Como para avivar el temor, un estudio del Centro Europeo de Monitoreo sobre Racismo y Xenofobia, citado por el colega Gihan Shabine, en Al Ahram Weekly, concluyó “de modo terminante” que la islamofobia aumenta en todo el Viejo Continente, donde los adoradores de Alá sufren, a más de discriminación en el mercado laboral y en el de la vivienda, una violencia habitual que se expresa en vandalismo contra sus templos, abusos de palabra o de acto contra mujeres que portan el velo característico, y ataques personales múltiples, como el propinado por una pandilla con bates de béisbol, decorados con esvásticas, a una familia somalí en Dinamarca.
Ahora, en este entuerto cargan su ingente cuota de culpa los grandes medios de comunicación. Y, por supuesto, no levantamos falsos testimonios.
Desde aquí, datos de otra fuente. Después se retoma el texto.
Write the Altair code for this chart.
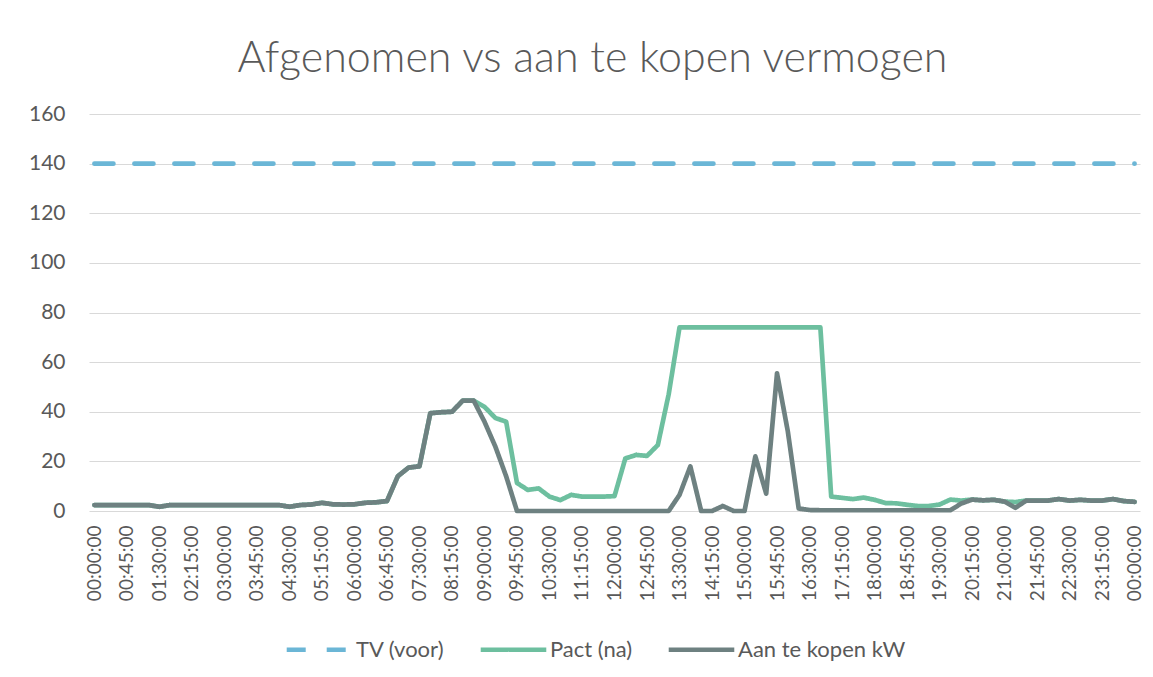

El que el victimario de El Sherbini se haya declarado bajo la influencia de una cobertura demonizadora de los musulmanes ha llevado a cuestionar aún más la pregonada objetividad de una prensa que rezuma prejuicios étnicos no solo después de las embestidas del 11 de septiembre contra Nueva York y Washington, sino como rasgo intrínseco. ¿Genético?
Por ejemplo, en reciente texto titulado “La vergonzosa islamofobia en el corazón de la prensa británica”, aparecido en el diario The Independent, Peter Osborn reseña la incontestable prueba obtenida por la Escuela de Periodismo de Cardiff: “El equipo analizó 972 artículos y estableció que aproximadamente dos tercios de todos los enganches para historias sobre musulmanes implicaban terrorismo, temas religiosos como la ley Sharia; subrayaban diferencias culturales entre musulmanes británicos y otros, o extremismo musulmán (…) Mostraban a todos los musulmanes como fuente de problemas. Al contrario, solo un 5% se basaban en problemas enfrentados por los musulmanes británicos”.
A todas luces, la mass media se ha erigido por derecho “natural” en nuncio de un sistema que, una vez derrotado el adversario “comunista” –explica el pensador marxista Samir Amin-, está proclamando en teoría y práctica desde 1990 (la Guerra del Golfo) otro enemigo: el Sur. Conforme a este discurso, pergeñado por Samuel Huntington, funcionario al servicio del stablishment, el futuro no será regido por la lucha de clases, ni por el conflicto entre naciones, sino por el “choque de civilizaciones”, tesis que atribuye a las innegables diferencias culturales la animadversión que entre los pobres mayormente causa la geopolítica de los imperios.
Y lo peor es que esa teoría podría reproducirse en la conciencia cotidiana, trocarse en “sentido común”, dado que, según el afamado antropólogo francés Claude Levi-Strauss (Raza e historia, 1952), “la diversidad de culturas se presenta raramente ante los hombres tal y como es: un fenómeno natural, resultante de los contactos directos o indirectos entre las sociedades (…) La actitud más antigua y que reposa sin duda sobre fundamentos psicológicos sólidos, puesto que tiende a reaparecer en cada uno de nosotros cuando nos encontramos en una situación inesperada, consiste en repudiar pura y simplemente las formas culturales: las morales, religiosas, sociales y estéticas, que estén más alejadas de aquellas con las que nos identificamos”.
De ahí, el peligro más que potencial de un instrumento ideológico, con ínfulas de cosmovisión, dirigido a engañar a los pueblos con mitos culturalistas, de rancio sesgo idealista filosófico, cuando si de algo puede blasonar el pensamiento crítico es de haber descubierto la causa última de la violencia social, que deviene histórico-concreta, perecedera (o muy atenuada) en la misma medida en que perece el modo de producción que la genera al por mayor.
Pero lo terrible es que mientras tratamos de entender y de denunciar las artimañas de que se valen los “amos” del planeta para continuar siendo tales, los “humillados y ofendidos”, los más, seguirán arrostrando la más rotunda ansiedad por una integridad física y moral que en cualquier momento podrían arrebatarles. ¿Hasta cuándo? Solo ellos marcarán la hora.